To do this in the case of manifolds, you can do something similar. You can think of a handle as a thickened up cell. If you want to build an n-manifold, you have to fatten up any k-cells you want to add, so that they are n-dimensional, so you cross them with an n-k-disk. That is a handle. Attaching maps get a little bit more complicated with handles than with CW complex because you need a framing of the core to figure out how to glue the thickened handle on. You won't run into any trouble getting any free group. Start with a 0-handle, which is a thickened 0-cell. Then, attach 1-handles to the boundary, one for each generator. Then, you want to add the 2-handles to kill the relations, as before. I guess you run into trouble here if you have a 3-manifold because the attaching spheres in that case are 1-dimensional and you trying to glue them along the boundary of the 3-manifold, which is a surface, so you don't have enough room to make it an embedding. I think that's the only problem you run into. So, this seems to work for 4-dimensions or higher.

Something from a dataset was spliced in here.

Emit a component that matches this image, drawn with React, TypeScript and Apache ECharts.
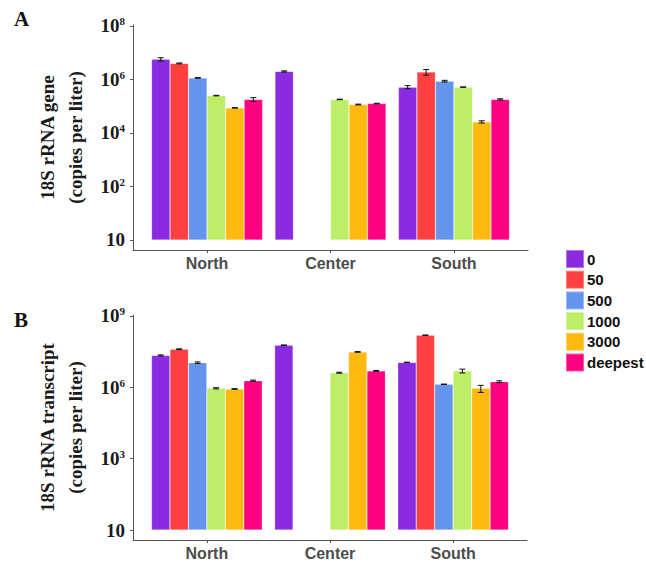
import React, { useEffect, useRef } from 'react';
import * as echarts from 'echarts';

const regions = ['North', 'Center', 'South'];
const depths = ['0', '50', '500', '1000', '3000', 'deepest'];
const colors = ['#8A2BE2', '#FF4040', '#6495ED', '#BCEE68', '#FFB90F', '#FF0080'];

// Panel A: 18S rRNA gene (copies per liter); rows = depth, columns = North, Center, South
const geneValues: (number | null)[][] = [
  [5.7e6, 2.0e6, 5.2e5],
  [4.0e6, null, 1.9e6],
  [1.15e6, null, 8.7e5],
  [2.5e5, 1.8e5, 5.2e5],
  [8.7e4, 1.16e5, 2.6e4],
  [1.8e5, 1.26e5, 1.8e5],
];
const geneErrors: number[][] = [
  [8e5, 1e5, 7e4],
  [1.5e5, 0, 4.5e5],
  [3e4, 0, 6e4],
  [6e3, 4e3, 1e4],
  [2e3, 4e3, 2.5e3],
  [3e4, 3e3, 1e4],
];

// Panel B: 18S rRNA transcript (copies per liter)
const transcriptValues: (number | null)[][] = [
  [2.2e7, 5.9e7, 1.12e7],
  [4.0e7, null, 1.55e8],
  [1.09e7, null, 1.34e6],
  [9.1e5, 4.1e6, 4.9e6],
  [8.5e5, 3.07e7, 9.1e5],
  [1.9e6, 4.9e6, 1.73e6],
];
const transcriptErrors: number[][] = [
  [1e6, 1.5e6, 2e5],
  [1.5e6, 0, 3e6],
  [8e5, 0, 3e4],
  [5e4, 2e5, 9e5],
  [3e4, 1e6, 3e5],
  [1e5, 2e5, 1.5e5],
];

const geneTicks = [1, 1e2, 1e4, 1e6, 1e8];
const transcriptTicks = [1, 1e3, 1e6, 1e9];

const serif = "'Liberation Serif', 'Times New Roman', serif";
const sans = "'Liberation Sans', Arial, sans-serif";

function yLabel(v: number) {
  const e = Math.round(Math.log10(v));
  return e === 0 ? '{b|10}' : `{b|10}{s|${e}}`;
}

function barSeries(values: (number | null)[][], xi: number) {
  return values.map((row, s) => ({
    type: 'bar',
    name: depths[s],
    xAxisIndex: xi,
    yAxisIndex: xi,
    barGap: '0%',
    barCategoryGap: '10%',
    itemStyle: { color: colors[s], borderColor: 'rgba(255,255,255,0.35)', borderWidth: 0.6 },
    data: row.map((v, r) => [r + 1, v == null ? '-' : v]),
  }));
}

function errorSeries(values: (number | null)[][], errors: number[][], xi: number) {
  const data: number[][] = [];
  values.forEach((row, s) =>
    row.forEach((v, r) => {
      if (v != null) data.push([r + 1, v - errors[s][r], v + errors[s][r], s]);
    })
  );
  return {
    type: 'custom',
    xAxisIndex: xi,
    yAxisIndex: xi,
    z: 10,
    silent: true,
    encode: { x: 0, y: [1, 2] },
    data,
    renderItem: (params: any, api: any) => {
      const x = api.value(0);
      const lo = api.value(1);
      const hi = api.value(2);
      const s = api.value(3);
      const band = api.coord([2, hi])[0] - api.coord([1, hi])[0];
      const bw = (band * 0.9) / 6;
      const cx = api.coord([x, hi])[0] + (s - 2.5) * bw;
      const yHi = api.coord([x, hi])[1];
      const yLo = api.coord([x, lo])[1];
      const cap = bw * 0.16;
      const st = { stroke: '#111', lineWidth: 1 };
      return {
        type: 'group',
        children: [
          { type: 'line', shape: { x1: cx, y1: yHi, x2: cx, y2: yLo }, style: st },
          { type: 'line', shape: { x1: cx - cap, y1: yHi, x2: cx + cap, y2: yHi }, style: st },
          { type: 'line', shape: { x1: cx - cap, y1: yLo, x2: cx + cap, y2: yLo }, style: st },
        ],
      };
    },
  };
}

function xAxisDef(gi: number) {
  return {
    type: 'value',
    gridIndex: gi,
    min: 0.4,
    max: 3.6,
    splitLine: { show: false },
    axisLine: { lineStyle: { color: '#555', width: 1 } },
    axisTick: { customValues: [1, 2, 3], length: 3, lineStyle: { color: '#555' } },
    axisLabel: {
      customValues: [1, 2, 3],
      formatter: (v: number) => regions[Math.round(v) - 1],
      fontFamily: sans,
      fontWeight: 'bold',
      fontSize: 16,
      color: '#4d4d4d',
      margin: 5,
    },
  };
}

function yAxisDef(gi: number, lo: number, hi: number, ticks: number[], name: string) {
  return {
    type: 'log',
    gridIndex: gi,
    min: Math.pow(10, lo),
    max: Math.pow(10, hi),
    splitLine: { show: false },
    axisLine: { lineStyle: { color: '#555', width: 1 } },
    axisTick: { customValues: ticks, length: 3, lineStyle: { color: '#555' } },
    axisLabel: {
      customValues: ticks,
      formatter: yLabel,
      margin: 8,
      rich: {
        b: { fontFamily: serif, fontWeight: 'bold', fontSize: 19, color: '#1a1a1a', lineHeight: 20 },
        s: { fontFamily: serif, fontWeight: 'bold', fontSize: 11, color: '#1a1a1a', verticalAlign: 'top', lineHeight: 20 },
      },
    },
    name,
    nameLocation: 'middle',
    nameRotate: 90,
    nameGap: 41,
    nameTextStyle: { fontFamily: serif, fontWeight: 'bold', fontSize: 19, lineHeight: 28, color: '#1a1a1a' },
  };
}

export default function App() {
  const ref = useRef<HTMLDivElement>(null);
  useEffect(() => {
    if (!ref.current) return;
    const chart = echarts.init(ref.current, null, { renderer: 'svg' });
    chart.setOption({
      animation: false,
      backgroundColor: '#fff',
      title: [
        { text: 'A', left: 9, top: 3, textStyle: { fontFamily: serif, fontWeight: 'bold', fontSize: 21, color: '#111' } },
        { text: 'B', left: 9, top: 304, textStyle: { fontFamily: serif, fontWeight: 'bold', fontSize: 21, color: '#111' } },
      ],
      legend: {
        data: depths,
        orient: 'vertical',
        left: 560,
        top: 244,
        icon: 'rect',
        itemWidth: 18,
        itemHeight: 18,
        itemGap: 0.7,
        textStyle: { fontFamily: sans, fontWeight: 'bold', fontSize: 15, color: '#111', padding: [0, 0, 0, -2] },
        selectedMode: false,
      },
      grid: [
        { left: 133, top: 25, width: 395, height: 225 },
        { left: 133, top: 315, width: 394, height: 225 },
      ],
      xAxis: [xAxisDef(0), xAxisDef(1)],
      yAxis: [
        yAxisDef(0, -0.374, 8.037, geneTicks, '18S rRNA gene\n(copies per liter)'),
        yAxisDef(1, -0.42, 9.04, transcriptTicks, '18S rRNA transcript\n(copies per liter)'),
      ],
      series: [
        ...barSeries(geneValues, 0),
        ...barSeries(transcriptValues, 1),
        errorSeries(geneValues, geneErrors, 0),
        errorSeries(transcriptValues, transcriptErrors, 1),
      ],
    });
    return () => chart.dispose();
  }, []);
  return <div ref={ref} style={{ position: 'absolute', left: 0, top: 0, width: 646, height: 562 }} />;
}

What you have at this point is a 4-manifold with boundary. I think you could take the dual handle-decomposition of the manifold and glue it back to itself, this time thinking of the handles as 3-handles and 4-handles. Just as adding a 3-cell will not touch the fundamental group (cellular approximation theorem), a 3-handle will not touch it. Same for 4-handles. Then, connect sum as many simply-connected guys as you want.

 Also suppose you take a high dimensional lattice, say a 95 dimensional lattice (free abelian group). On the universal covering space of this manifold, this huge lattice must act on a simply connected 4 manifold. That would be interesting to see. Do you just add 95 copies of S^1xS^3 to the 4 sphere with 190 open balls removed?
The manifold itself will be 95 1-handles attached to a 4-ball, plus a bunch of relations that will make every thing commute. Then, dual handles, for each of those. I'm not sure about the universal cover. I'm getting tired.

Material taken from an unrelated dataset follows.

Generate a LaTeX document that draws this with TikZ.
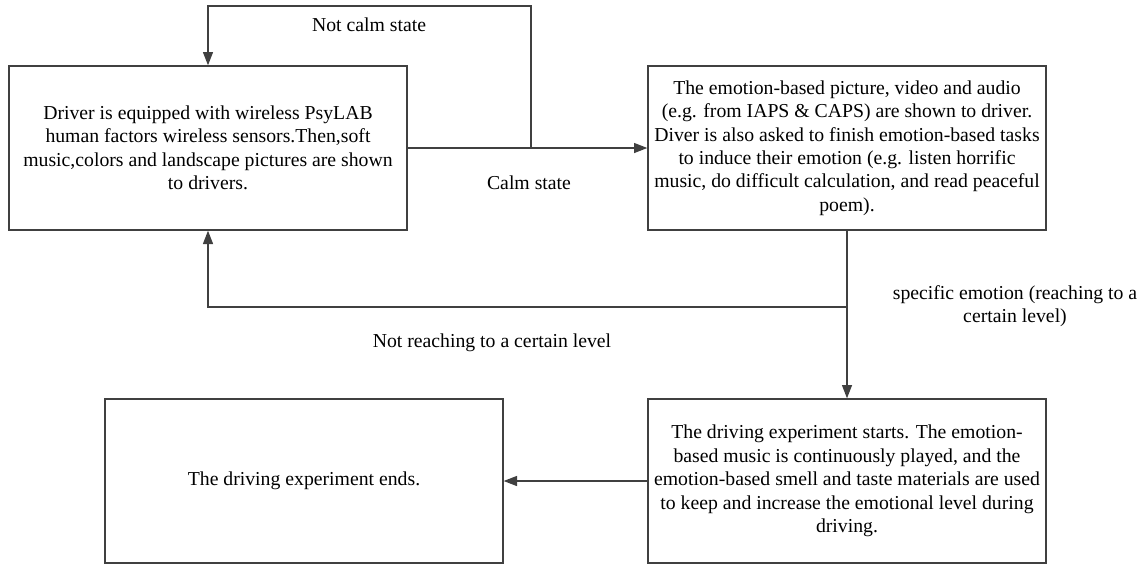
\documentclass[tikz,border=0pt]{standalone}
\usepackage{fontspec}
\setmainfont{Liberation Serif}
\usetikzlibrary{arrows.meta}
\definecolor{linegray}{HTML}{404040}
\begin{document}
\begin{tikzpicture}[x=0.75pt, y=-0.75pt,
  box/.style={draw=linegray, line width=1pt, minimum width=298.5pt, minimum height=123pt,
              inner sep=0pt, align=center, font=\fontsize{14.8}{17.6}\selectfont},
  lbl/.style={align=center, font=\fontsize{14.8}{17.6}\selectfont},
  wire/.style={draw=linegray, line width=1pt},
  arr/.style={wire, -{Triangle[length=10pt,width=7.5pt]}}]
  \useasboundingbox (0,0) rectangle (1145,565);

  % the four steps
  \node[box] (setup) at (208,148) {Driver is equipped with wireless PsyLAB\\
    human factors wireless sensors.Then,soft\\
    music,colors and landscape pictures are shown\\
    to drivers.};
  \node[box] (induce) at (847,148) {The emotion-based picture, video and audio\\
    (e.g. from IAPS \& CAPS) are shown to driver.\\
    Diver is also asked to finish emotion-based tasks\\
    to induce their emotion (e.g. listen horrific\\
    music, do difficult calculation, and read peaceful\\
    poem).};
  \node[box] (start) at (847,481) {The driving experiment starts. The emotion-\\
    based music is continuously played, and the\\
    emotion-based smell and taste materials are used\\
    to keep and increase the emotional level during\\
    driving.};
  \node[box] (stop) at (304,481) {The driving experiment ends.};

  % branch points
  \coordinate (calmfork) at (531,147);
  \coordinate (looptop) at (531,6);
  \coordinate (levelfork) at (847,307);

  % calm check
  \draw[arr] (setup) -- (induce);
  \draw[arr] (calmfork) -- (looptop) -| (setup.north);
  % emotion level check
  \draw[arr] (induce) -- (start);
  \draw[arr] (levelfork) -| (setup.south);
  \draw[arr] (start) -- (stop);

  % labels on the branches
  \node[lbl] (notcalm) at (369,25) {Not calm state};
  \node[lbl] (calm) at (529,183) {Calm state};
  \node[lbl] (reached) at (1015,306) {specific emotion (reaching to a\\ certain level)};
  \node[lbl] (notreached) at (492,343) {Not reaching to a certain level};
\end{tikzpicture}
\end{document}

 on these same lines I remember reading that Morse functions can be used to show that every smooth compact manifold without boundary is homotopy equivalent to a CW complex. Why is this?
I would rephrase it this way. Morse functions can be used to show that any smooth manifold can be build out of handles. Just shrink all the handles down to their cores. Unthicken them. Then, you have a CW complex.

The idea is to look a Morse function on a cobordism with only one critical point, since you can reduce it to that case, by tweaking the Morse function slightly so that none of the critical points are at the same level, and then cutting everything out except one critical point at a time. What you get is a handle of index equal to the index of the critical point (which is the number of minus signs you get when you diagonalize the Hessian or the dimension of the stable manifold when you flow along a gradient-like vector field).

You could also appeal to Whitehead's theorem that smooth manifolds admit a triangulation. I think the idea there is that a smooth manifold admits a local triangulation because it looks locally like R^n, which has an obvious triangulation. Then, somehow, I think you can subdivide enough so that you can patch together all the triangulations. Something like that. I don't know exactly how it goes.

 Are these E-M spaces all CW-complexes spaces? manifolds?
I guess they have to be homotopy equivalent to CW complexes, since they can be realized as CW complexes, and they are unique up to homotopy equivalence. The way you construct them is what I have been talking about. Make a wedge of spheres to get generators of the non-zero homotopy group. By the Hurewicz theorem, it's isomorphic to the homology in that dimension because all the lower homotopy groups vanish. Then, just keep attaching cells to kill off all the homotopy groups above that dimension. This doesn't give you a very concrete construction, so in the end, you don't really know what you've built. But some Eilenberg-Maclane spaces occur in nature, so to speak, like ℝP^∞, ℂP^∞, or S^1. As far as I know, those are the only naturally occurring ones. Some asked for examples of them when I first encountered them in my algebraic topology class, and the prof didn't seem to know of any other than those few examples and the abstract construction of them. Of course, maybe the term "natural occurring" doesn't have too much meaning.